| What you have to do |
Write out each line of the listing as it stands, without the images.

— Start Data entries —

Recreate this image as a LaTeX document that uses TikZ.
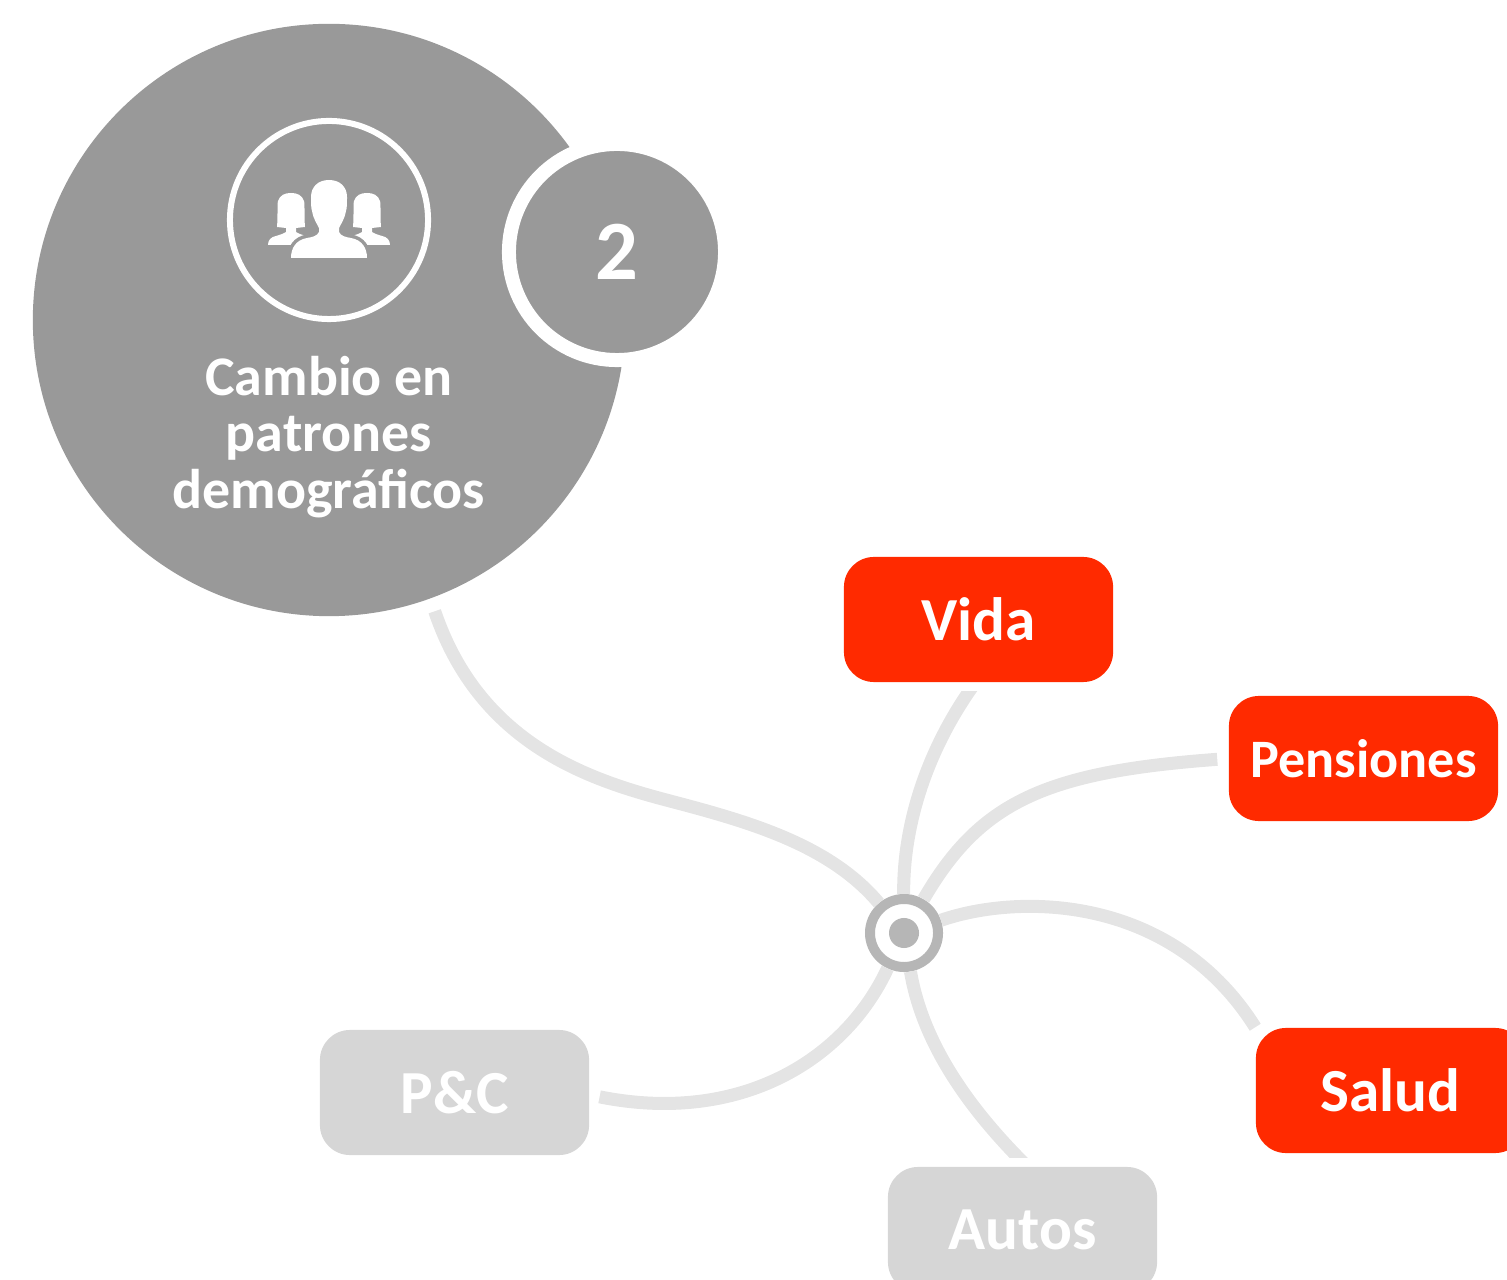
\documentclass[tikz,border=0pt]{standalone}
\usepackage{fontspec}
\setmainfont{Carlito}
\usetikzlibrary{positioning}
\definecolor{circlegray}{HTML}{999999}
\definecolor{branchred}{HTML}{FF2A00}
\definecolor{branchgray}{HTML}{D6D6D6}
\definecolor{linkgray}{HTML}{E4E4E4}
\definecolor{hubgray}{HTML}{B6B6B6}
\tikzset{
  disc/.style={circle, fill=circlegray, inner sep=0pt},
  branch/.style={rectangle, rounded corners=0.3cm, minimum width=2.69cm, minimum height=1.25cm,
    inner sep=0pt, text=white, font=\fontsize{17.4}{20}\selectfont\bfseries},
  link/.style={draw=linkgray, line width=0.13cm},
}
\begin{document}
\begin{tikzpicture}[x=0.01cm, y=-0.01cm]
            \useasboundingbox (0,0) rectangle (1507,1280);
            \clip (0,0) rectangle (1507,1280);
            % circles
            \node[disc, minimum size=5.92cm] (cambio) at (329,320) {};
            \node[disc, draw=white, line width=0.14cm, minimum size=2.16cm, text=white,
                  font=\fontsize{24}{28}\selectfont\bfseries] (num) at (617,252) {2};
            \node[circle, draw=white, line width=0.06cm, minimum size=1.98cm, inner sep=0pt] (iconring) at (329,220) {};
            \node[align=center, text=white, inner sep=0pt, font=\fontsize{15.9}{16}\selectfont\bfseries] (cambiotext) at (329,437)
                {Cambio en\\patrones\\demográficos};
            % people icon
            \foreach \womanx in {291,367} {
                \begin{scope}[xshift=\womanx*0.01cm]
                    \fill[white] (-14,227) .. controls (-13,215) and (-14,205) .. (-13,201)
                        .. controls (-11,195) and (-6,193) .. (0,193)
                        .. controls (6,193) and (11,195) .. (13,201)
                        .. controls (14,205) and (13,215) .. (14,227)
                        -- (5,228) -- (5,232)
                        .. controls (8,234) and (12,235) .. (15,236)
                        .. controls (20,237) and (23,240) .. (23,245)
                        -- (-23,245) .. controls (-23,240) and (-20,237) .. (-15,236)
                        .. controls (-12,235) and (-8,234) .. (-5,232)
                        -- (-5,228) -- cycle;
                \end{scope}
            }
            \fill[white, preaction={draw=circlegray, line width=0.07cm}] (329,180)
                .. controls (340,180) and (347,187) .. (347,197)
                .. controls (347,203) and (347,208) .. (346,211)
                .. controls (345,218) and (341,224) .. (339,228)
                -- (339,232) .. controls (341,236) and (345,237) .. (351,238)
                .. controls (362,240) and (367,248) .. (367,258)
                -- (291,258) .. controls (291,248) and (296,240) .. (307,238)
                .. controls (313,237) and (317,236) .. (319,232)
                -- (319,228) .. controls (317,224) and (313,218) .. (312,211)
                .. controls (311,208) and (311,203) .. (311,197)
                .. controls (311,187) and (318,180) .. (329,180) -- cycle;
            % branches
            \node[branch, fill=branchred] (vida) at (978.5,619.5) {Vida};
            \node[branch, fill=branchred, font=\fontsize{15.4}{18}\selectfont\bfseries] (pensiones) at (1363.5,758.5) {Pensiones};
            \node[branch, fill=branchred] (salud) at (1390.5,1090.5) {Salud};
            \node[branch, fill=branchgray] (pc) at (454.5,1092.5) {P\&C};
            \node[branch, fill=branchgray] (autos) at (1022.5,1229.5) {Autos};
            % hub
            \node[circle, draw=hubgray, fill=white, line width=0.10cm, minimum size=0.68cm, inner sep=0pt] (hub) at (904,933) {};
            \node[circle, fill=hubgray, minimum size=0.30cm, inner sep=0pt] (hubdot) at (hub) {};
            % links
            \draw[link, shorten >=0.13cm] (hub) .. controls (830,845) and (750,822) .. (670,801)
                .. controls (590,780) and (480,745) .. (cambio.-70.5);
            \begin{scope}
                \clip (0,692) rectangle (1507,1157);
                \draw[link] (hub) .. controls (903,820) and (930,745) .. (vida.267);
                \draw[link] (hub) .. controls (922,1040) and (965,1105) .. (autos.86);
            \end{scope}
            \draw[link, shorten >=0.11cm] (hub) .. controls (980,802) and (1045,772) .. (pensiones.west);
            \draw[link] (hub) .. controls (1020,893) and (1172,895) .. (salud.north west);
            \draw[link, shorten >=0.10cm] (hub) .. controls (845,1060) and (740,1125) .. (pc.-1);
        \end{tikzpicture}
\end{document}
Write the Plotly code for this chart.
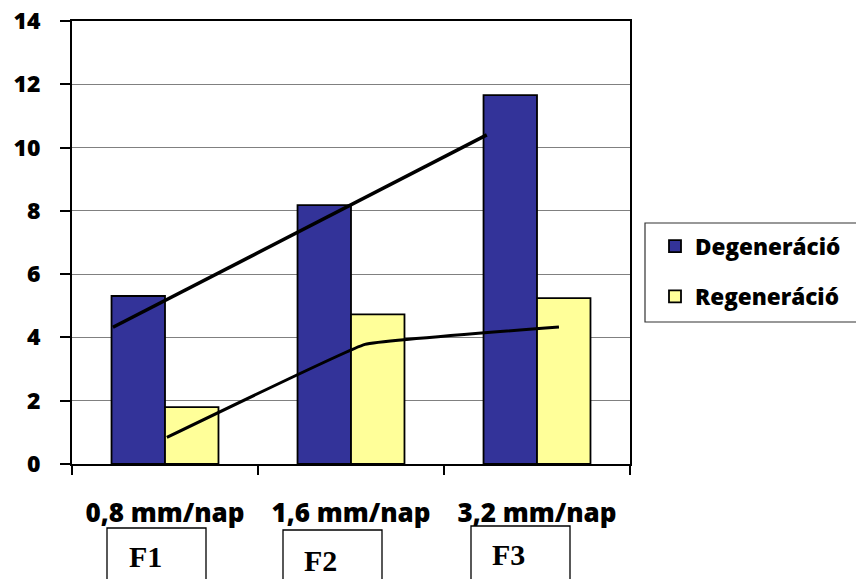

— End Data entries —

| Response to the exercise |
Recreate this image as a LaTeX document that uses TikZ.
\documentclass[tikz,border=0pt]{standalone}
\usepackage{fontspec}
\setmainfont{Carlito}
\usetikzlibrary{positioning}
\definecolor{circlegray}{HTML}{999999}
\definecolor{branchred}{HTML}{FF2A00}
\definecolor{branchgray}{HTML}{D6D6D6}
\definecolor{linkgray}{HTML}{E4E4E4}
\definecolor{hubgray}{HTML}{B6B6B6}
\tikzset{
  disc/.style={circle, fill=circlegray, inner sep=0pt},
  branch/.style={rectangle, rounded corners=0.3cm, minimum width=2.69cm, minimum height=1.25cm,
    inner sep=0pt, text=white, font=\fontsize{17.4}{20}\selectfont\bfseries},
  link/.style={draw=linkgray, line width=0.13cm},
}
\begin{document}
\begin{tikzpicture}[x=0.01cm, y=-0.01cm]
            \useasboundingbox (0,0) rectangle (1507,1280);
            \clip (0,0) rectangle (1507,1280);
            % circles
            \node[disc, minimum size=5.92cm] (cambio) at (329,320) {};
            \node[disc, draw=white, line width=0.14cm, minimum size=2.16cm, text=white,
                  font=\fontsize{24}{28}\selectfont\bfseries] (num) at (617,252) {2};
            \node[circle, draw=white, line width=0.06cm, minimum size=1.98cm, inner sep=0pt] (iconring) at (329,220) {};
            \node[align=center, text=white, inner sep=0pt, font=\fontsize{15.9}{16}\selectfont\bfseries] (cambiotext) at (329,437)
                {Cambio en\\patrones\\demográficos};
            % people icon
            \foreach \womanx in {291,367} {
                \begin{scope}[xshift=\womanx*0.01cm]
                    \fill[white] (-14,227) .. controls (-13,215) and (-14,205) .. (-13,201)
                        .. controls (-11,195) and (-6,193) .. (0,193)
                        .. controls (6,193) and (11,195) .. (13,201)
                        .. controls (14,205) and (13,215) .. (14,227)
                        -- (5,228) -- (5,232)
                        .. controls (8,234) and (12,235) .. (15,236)
                        .. controls (20,237) and (23,240) .. (23,245)
                        -- (-23,245) .. controls (-23,240) and (-20,237) .. (-15,236)
                        .. controls (-12,235) and (-8,234) .. (-5,232)
                        -- (-5,228) -- cycle;
                \end{scope}
            }
            \fill[white, preaction={draw=circlegray, line width=0.07cm}] (329,180)
                .. controls (340,180) and (347,187) .. (347,197)
                .. controls (347,203) and (347,208) .. (346,211)
                .. controls (345,218) and (341,224) .. (339,228)
                -- (339,232) .. controls (341,236) and (345,237) .. (351,238)
                .. controls (362,240) and (367,248) .. (367,258)
                -- (291,258) .. controls (291,248) and (296,240) .. (307,238)
                .. controls (313,237) and (317,236) .. (319,232)
                -- (319,228) .. controls (317,224) and (313,218) .. (312,211)
                .. controls (311,208) and (311,203) .. (311,197)
                .. controls (311,187) and (318,180) .. (329,180) -- cycle;
            % branches
            \node[branch, fill=branchred] (vida) at (978.5,619.5) {Vida};
            \node[branch, fill=branchred, font=\fontsize{15.4}{18}\selectfont\bfseries] (pensiones) at (1363.5,758.5) {Pensiones};
            \node[branch, fill=branchred] (salud) at (1390.5,1090.5) {Salud};
            \node[branch, fill=branchgray] (pc) at (454.5,1092.5) {P\&C};
            \node[branch, fill=branchgray] (autos) at (1022.5,1229.5) {Autos};
            % hub
            \node[circle, draw=hubgray, fill=white, line width=0.10cm, minimum size=0.68cm, inner sep=0pt] (hub) at (904,933) {};
            \node[circle, fill=hubgray, minimum size=0.30cm, inner sep=0pt] (hubdot) at (hub) {};
            % links
            \draw[link, shorten >=0.13cm] (hub) .. controls (830,845) and (750,822) .. (670,801)
                .. controls (590,780) and (480,745) .. (cambio.-70.5);
            \begin{scope}
                \clip (0,692) rectangle (1507,1157);
                \draw[link] (hub) .. controls (903,820) and (930,745) .. (vida.267);
                \draw[link] (hub) .. controls (922,1040) and (965,1105) .. (autos.86);
            \end{scope}
            \draw[link, shorten >=0.11cm] (hub) .. controls (980,802) and (1045,772) .. (pensiones.west);
            \draw[link] (hub) .. controls (1020,893) and (1172,895) .. (salud.north west);
            \draw[link, shorten >=0.10cm] (hub) .. controls (845,1060) and (740,1125) .. (pc.-1);
        \end{tikzpicture}
\end{document}
Write the Plotly code for this chart.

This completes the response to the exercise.